Accessing by timestamp
// time travel to October 26, 1986 at 01:21:00
spark.read
.option("as-of-timestamp","499162860000")
.format("iceberg") .load("path/to/table")
Accessing with snapshot ID
// time travel to snapshot with ID 10963874102873L
spark.read
.option("snapshot-id",10963874102873L)
.format("iceberg") .load("path/to/table")
Apache Hudi
Last but not least, there is Apache Hudi (pronounced ‘hoodie’). It is more stream-oriented than Iceberg or Delta Lake and more like an additional processing layer than only table format to use in the data lake. The main feature of Hudi is to introduce incremental architecture.
Time Travel Query is available only from v0.9.0 in the newest version of Hudi.

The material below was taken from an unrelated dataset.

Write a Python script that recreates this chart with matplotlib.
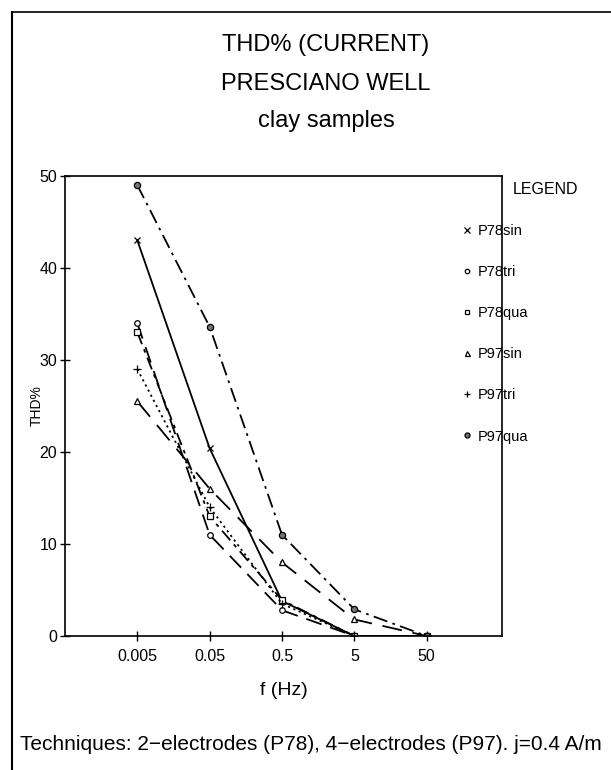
import matplotlib
matplotlib.use("Agg")
import matplotlib.pyplot as plt
from matplotlib.lines import Line2D

# frequencies (Hz) and THD% values per sample / waveform
freq = [0.005, 0.05, 0.5, 5, 50]
p78sin = [43, 20.4, 3.8, 0, 0]
p78tri = [34, 11, 2.8, 0, 0]
p78qua = [33, 13, 3.9, 0, 0]
p97sin = [25.5, 16, 8, 1.8, 0]
p97tri = [29, 14, 3.5, 0, 0]
p97qua = [49, 33.6, 11, 2.9, 0]

series_names = ["P78sin", "P78tri", "P78qua", "P97sin", "P97tri", "P97qua"]
series_values = [p78sin, p78tri, p78qua, p97sin, p97tri, p97qua]
x_tick_labels = ["0.005", "0.05", "0.5", "5", "50"]

plt.rcParams["font.family"] = ["Liberation Sans", "DejaVu Sans"]

styles = {
    "P78sin": dict(marker="x", dash=None, ms=5, mfc="none"),
    "P78tri": dict(marker="o", dash=(9, 5), ms=4, mfc="white"),
    "P78qua": dict(marker="s", dash=(7, 3, 2, 3), ms=4, mfc="white"),
    "P97sin": dict(marker="^", dash=(11, 6), ms=4.5, mfc="white"),
    "P97tri": dict(marker="+", dash=(1.2, 2), ms=6, mfc="none"),
    "P97qua": dict(marker="o", dash=(8, 3, 1.5, 3), ms=4.5, mfc="0.45"),
}

fig = plt.figure(figsize=(6.11, 7.70), dpi=100)
ax = fig.add_axes([65 / 611, 1 - 636 / 770, (502 - 65) / 611, (636 - 176) / 770])

for name, vals in zip(series_names, series_values):
    st = styles[name]
    line, = ax.plot(freq, vals, color="black", lw=1.3, marker=st["marker"],
                    ms=st["ms"], mfc=st["mfc"], mec="black", mew=0.9)
    if st["dash"] is not None:
        line.set_dashes(st["dash"])

ax.set_xscale("log")
ax.set_xlim(0.0005, 550)
ax.set_ylim(0, 50)
ax.set_xticks(freq)
ax.set_xticklabels(x_tick_labels)
ax.minorticks_off()
ax.set_yticks([0, 10, 20, 30, 40, 50])
ax.tick_params(direction="inout", length=7, width=1, labelsize=11.5)
ax.tick_params(axis="x", pad=6)
ax.tick_params(axis="y", pad=2)
for sp in ax.spines.values():
    sp.set_linewidth(1.2)

ax.set_xlabel("f (Hz)", fontsize=14, labelpad=13)
ax.set_ylabel("THD%", fontsize=10, labelpad=-3)

# title block
fig.text(326 / 611, 1 - 45 / 770, "THD% (CURRENT)", ha="center", va="center", fontsize=17)
fig.text(326 / 611, 1 - 84 / 770, "PRESCIANO WELL", ha="center", va="center", fontsize=17)
fig.text(326 / 611, 1 - 121 / 770, "clay samples", ha="center", va="center", fontsize=17)

# legend: markers only
handles = []
for name in series_names:
    st = styles[name]
    handles.append(Line2D([], [], ls="none", color="black", marker=st["marker"],
                          ms=st["ms"] * 0.8, mfc=st["mfc"], mec="black", mew=0.9))
leg = fig.legend(handles, series_names, loc="upper left",
                 bbox_to_anchor=(455 / 611, 1 - 176 / 770), frameon=False,
                 title="LEGEND", title_fontsize=11.5, fontsize=10.5,
                 handlelength=0.8, handletextpad=0.35, labelspacing=1.86,
                 borderaxespad=0)
leg._legend_box.align = "left"
leg.get_title().set_position((52, 0))

fig.text(20 / 611, 1 - 745 / 770,
         "Techniques: 2\u2212electrodes (P78), 4\u2212electrodes (P97). j=0.4 A/m",
         ha="left", va="center", fontsize=15)

# outer frame (left and top edges visible)
fig.add_artist(Line2D([12 / 611, 12 / 611], [0, 1 - 12 / 770], color="black", lw=1.5))
fig.add_artist(Line2D([12 / 611, 1], [1 - 12 / 770, 1 - 12 / 770], color="black", lw=1.2))

fig.savefig("out.png", dpi=100)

You can find more information about Apache Hudi architecture here:
https://cwiki.apache.org/confluence/display/HUDI/Design+And+Architecture
Simple example
Time Travel Query is one of the newest features in Hudi. Before, such an action was possible with a combination of different queries. It supports the time travel nice syntax since the 0.9.0 version. Currently, three-time formats are supported as given below.
spark.read
.format("hudi")
.option("as.of.instant", "20210728141108")
.load(basePath)
spark.read
.format("hudi")
.option("as.of.instant", "2021-07-28 14: 11: 08")
.load(basePath)
// It is equal to "as.of.instant = 2021-07-28 00:00:00"
spark.read
.format("hudi")
.option("as.of.instant", "2021-07-28")
.load(basePath)
Conclusion
Modern technologies for data lakes take effort to provide time-traveling accessible and easy to use. Beyond table formats, there are other solutions supporting this feature like lakefs or hopsfs leveraging the capabilities of the aforementioned technologies.
Time traveling is a valuable feature for everybody that works in pipelines. Data Scientists can access historical models with ease; data engineers can quickly bring channels to a historical state in case of bugs that corrupt the data. It makes the job easier and faster to do everywhere where data evolve and changes frequently.